A Haven and a Hell by Lance Freeman

Author:Lance Freeman
Language: eng
Format: epub
Publisher: Columbia University Press


The Honorable Elijah Muhammad teaches us that on our own land we can set up farms, factories, businesses. We can establish our own government and become an independent nation. And once we become separated from the jurisdiction of this white nation, we can then enter into trade and commerce for ourselves with other independent nations. This is the only solution. The Honorable Elijah Muhammad says that in our own land we can establish our own agricultural system. We can grow food to feed our own people. We can raise cattle and use the hides, the leather, and the wool to clothe our people. We can dig the clay from the earth and make bricks to build homes for our people. We can turn the trees into lumber and furnish the homes for our own people.105

Or as Talmadge Anderson put it, “If black people are to be liberated under capitalism … black people must control the land and the institutions affecting the black community. In order to achieve this objective, it might mean the temporary, but strategic separation on an economic basis.”106

As an alternative to or in conjunction with autarky, community nationalism might mean a rejection of capitalism altogether. Black power in this view meant “the primitive accumulation of capital by black people in a collective or co-operative ownership fashion for the benefit of the masses of black people and not just a few individuals.”107 Or community nationalism might mean practicing the principal of Ujaama, or cooperative economics. Ujaama is one of the seven principles of Kwanzaa, which was conceived in 1966 by the US organization.

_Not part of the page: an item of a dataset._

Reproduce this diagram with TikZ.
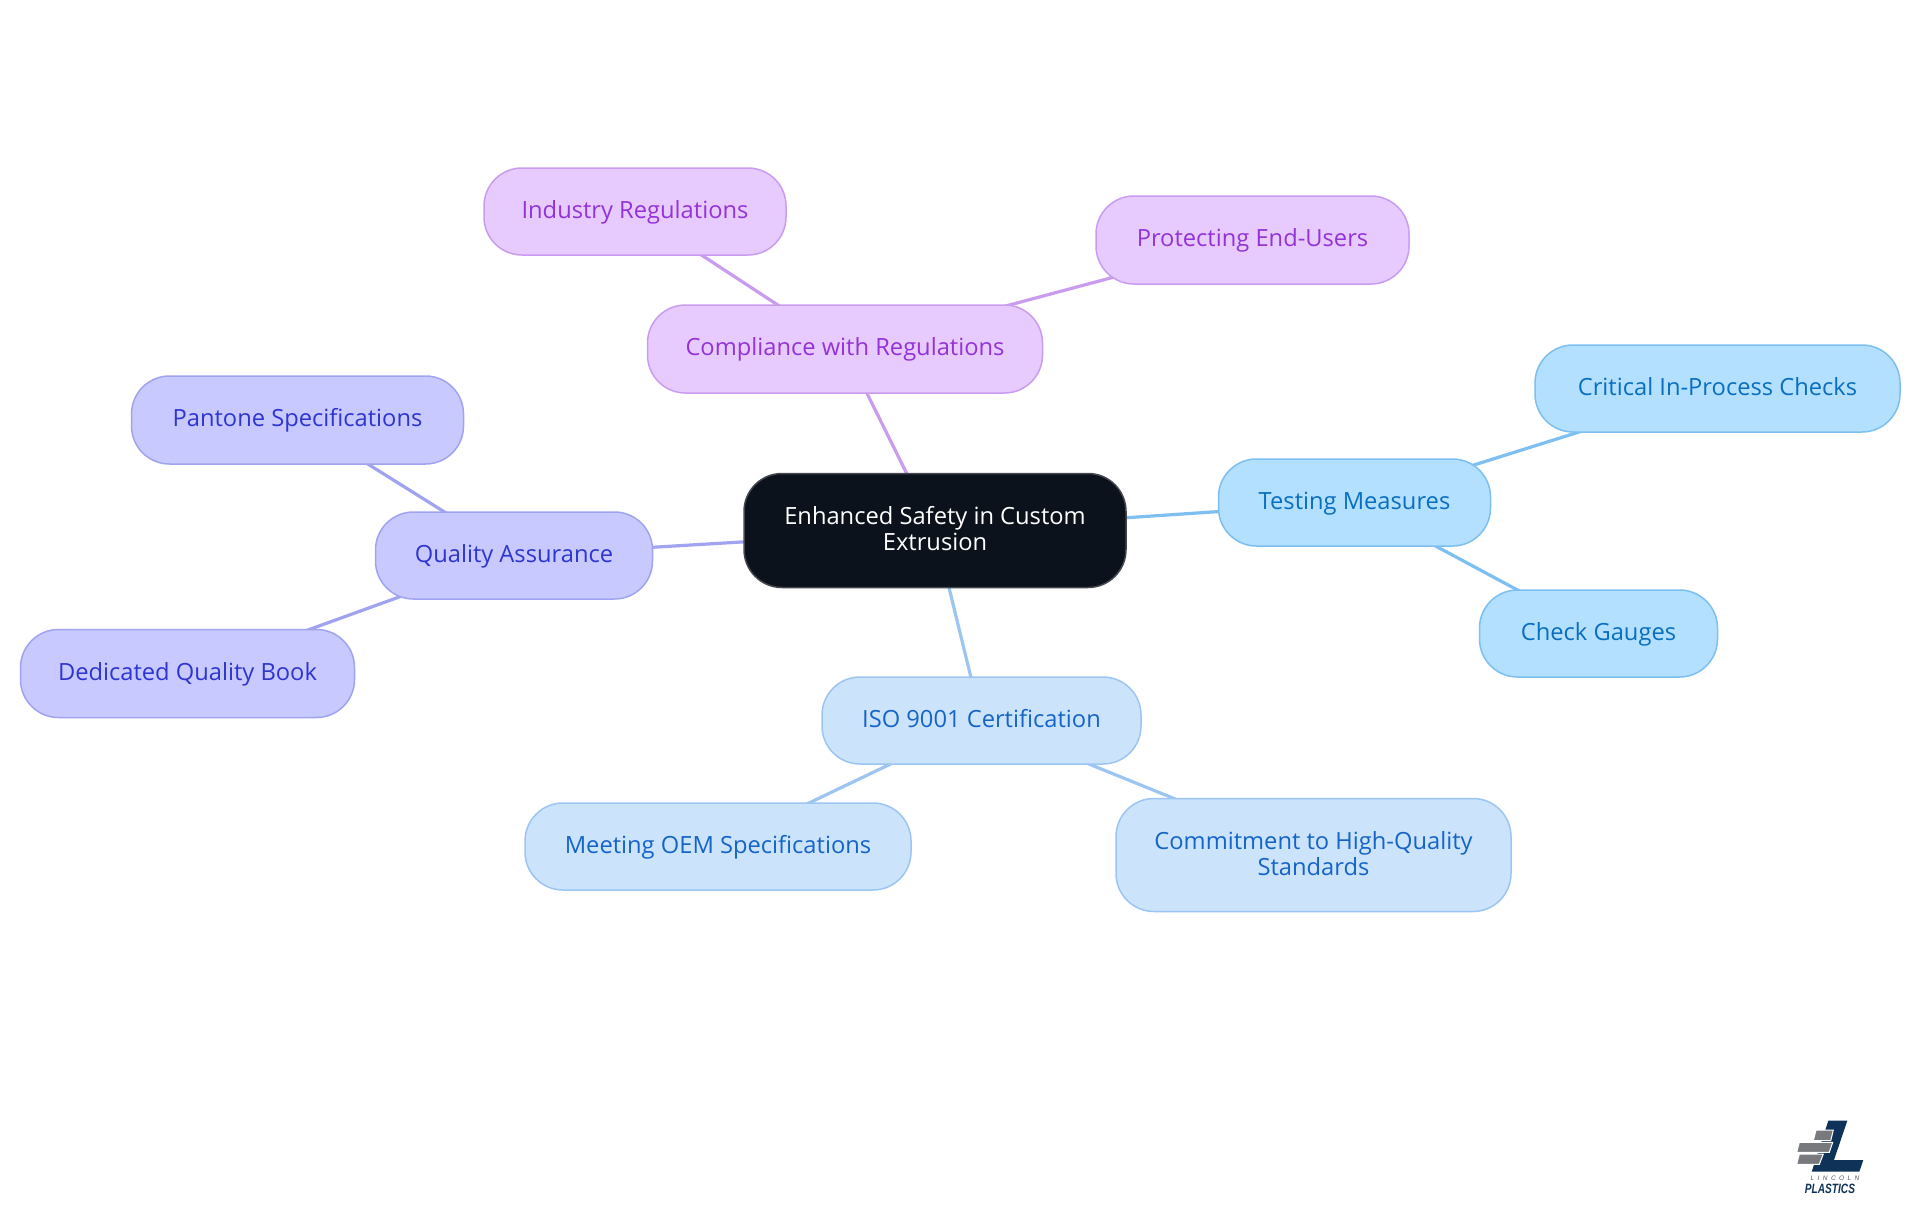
\documentclass[tikz,border=0pt]{standalone}
\usepackage{fontspec}
\setmainfont{Open Sans}
\newfontfamily\logofont{Liberation Sans}
\usetikzlibrary{backgrounds}
\definecolor{rootfill}{HTML}{0B121B}
\definecolor{rootline}{HTML}{44484E}
\definecolor{purplefill}{HTML}{E7CBFF}
\definecolor{purpleline}{HTML}{C99CF0}
\definecolor{purpletext}{HTML}{9333D8}
\definecolor{skyfill}{HTML}{B3E0FF}
\definecolor{skyline}{HTML}{7CBFF0}
\definecolor{skytext}{HTML}{0A6FC0}
\definecolor{bluefill}{HTML}{CCE3FC}
\definecolor{blueline}{HTML}{9CC5F2}
\definecolor{bluetext}{HTML}{1565C8}
\definecolor{indigofill}{HTML}{C8CAFF}
\definecolor{indigoline}{HTML}{9FA3F0}
\definecolor{indigotext}{HTML}{2E35D0}
\definecolor{logonavy}{HTML}{0F3358}
\definecolor{logogrey}{HTML}{77797C}
\tikzset{
    topic/.style={draw, rounded corners=38pt, line width=1.5pt, inner sep=0pt, font=\fontsize{23.7}{26}\selectfont, text height=18pt, text depth=5pt},
    twolines/.style={align=center, text height=, text depth=4pt},
    rootnode/.style={topic, fill=rootfill, draw=rootline, text=white},
    purplenode/.style={topic, fill=purplefill, draw=purpleline, text=purpletext},
    skynode/.style={topic, fill=skyfill, draw=skyline, text=skytext},
    bluenode/.style={topic, fill=bluefill, draw=blueline, text=bluetext},
    indigonode/.style={topic, fill=indigofill, draw=indigoline, text=indigotext},
    branch/.style={line width=3.2pt},
    brick/.style={fill=logogrey, draw=white, line width=1pt}
}

\begin{document}
\begin{tikzpicture}[x=1pt, y=-1pt]
    \useasboundingbox (0,0) rectangle (1920,1215);
    % centre
    \node[rootnode, twolines, minimum width=382pt, minimum height=114pt] (root) at (935,530.5) {Enhanced Safety in Custom\\Extrusion};
    % compliance
    \node[purplenode, minimum width=395pt, minimum height=88pt] (compliance) at (845,349) {Compliance with Regulations};
    \node[purplenode, minimum width=302pt, minimum height=87pt] (industry) at (635,211.5) {Industry Regulations};
    \node[purplenode, minimum width=313pt, minimum height=88pt] (endusers) at (1252.5,240) {Protecting End-Users};
    % testing
    \node[skynode, minimum width=272pt, minimum height=87pt] (testing) at (1354.5,502.5) {Testing Measures};
    \node[skynode, minimum width=365pt, minimum height=87pt] (critical) at (1717.5,388.5) {Critical In-Process Checks};
    \node[skynode, minimum width=238pt, minimum height=87pt] (gauges) at (1598.5,633.5) {Check Gauges};
    % iso
    \node[bluenode, minimum width=319pt, minimum height=87pt] (iso) at (981.5,720.5) {ISO 9001 Certification};
    \node[bluenode, minimum width=386pt, minimum height=87pt] (oem) at (718,846.5) {Meeting OEM Specifications};
    \node[bluenode, twolines, minimum width=395pt, minimum height=113pt] (commitment) at (1313.5,855) {Commitment to High-Quality\\Standards};
    % quality
    \node[indigonode, minimum width=277pt, minimum height=87pt] (quality) at (514,555.5) {Quality Assurance};
    \node[indigonode, minimum width=332pt, minimum height=88pt] (pantone) at (297.5,420) {Pantone Specifications};
    \node[indigonode, minimum width=334pt, minimum height=88pt] (book) at (187.5,673.5) {Dedicated Quality Book};
    % connectors
    \begin{scope}[on background layer]
        \draw[branch, purpleline] (root.center) -- (compliance.center);
        \draw[branch, purpleline] (compliance.center) -- (industry.center);
        \draw[branch, purpleline] (compliance.center) -- (endusers.center);
        \draw[branch, skyline] (root.center) -- (testing.center);
        \draw[branch, skyline] (testing.center) -- (critical.center);
        \draw[branch, skyline] (testing.center) -- (gauges.center);
        \draw[branch, blueline] (root.center) -- (iso.center);
        \draw[branch, blueline] (iso.center) -- (oem.center);
        \draw[branch, blueline] (iso.center) -- (commitment.center);
        \draw[branch, indigoline] (root.center) -- (quality.center);
        \draw[branch, indigoline] (quality.center) -- (pantone.center);
        \draw[branch, indigoline] (quality.center) -- (book.center);
    \end{scope}
    % logo
    \fill[logonavy] (1828.3,1120.7) -- (1847.3,1120.7) -- (1834,1160) -- (1863.3,1160) -- (1859.3,1171.7) -- (1811.7,1171.7) -- cycle;
    \draw[brick] (1816,1130) -- (1833.3,1130) -- (1830.7,1140.7) -- (1813.3,1140.7) -- cycle;
    \draw[brick] (1799.3,1142.3) -- (1832.7,1142.3) -- (1829.3,1152.3) -- (1796.7,1152.3) -- cycle;
    \draw[brick] (1799.3,1154) -- (1823.3,1154) -- (1819.3,1164.3) -- (1796.7,1164.3) -- cycle;
    \node[text=logogrey!70!black, inner sep=0pt, font=\logofont\itshape\fontsize{6.5}{7}\selectfont] (lincoln) at (1835,1178.3) {\addfontfeature{LetterSpace=53}LINCOLN};
    \node[text=logonavy, inner sep=0pt, xscale=0.75, transform shape, font=\logofont\bfseries\itshape\fontsize{13.5}{14}\selectfont] (plastics) at (1830,1188.7) {PLASTICS};
\end{tikzpicture}
\end{document}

Ujaama stresses a cooperative and communal economy that will prevent individuals or groups from amassing undue wealth and power or from experiencing extreme poverty. As distinguished from “European communism,” the collective approach practiced by blacks was to be “voluntary” and thus “communal.”108

Whatever emotional appeal autarky or communal socialism may have had, neither idea came to fruition. Autarky would have required blacks to form a self-contained economy, which, of course, would have been impractical even if the majority of blacks had desired to do so. Moreover, for the same reason that economic isolation makes nations poorer, autarky would likely have made blacks poorer. Economic growth typically occurs from economic specialization that allows a region or group to use trade to its advantage. Autarky would have required blacks to provide all goods and services in their self-contained economy. Most likely, blacks would have had to do without goods and services or pay much higher prices for these items. “Model minorities” that are typically held up as economic success stories typically achieve such success by specializing in a particular “ethnic niche.”109 Communities that have attempted to practice a limited form of autarky (e.g., the Amish) are typically not known for their economic dynamism. Likewise, communal socialism would be impractical to implement in the midst of the largest and most developed capitalist nation on earth and, based on the experiences of other socialist nations, would likely have increased economic inequality between blacks and whites.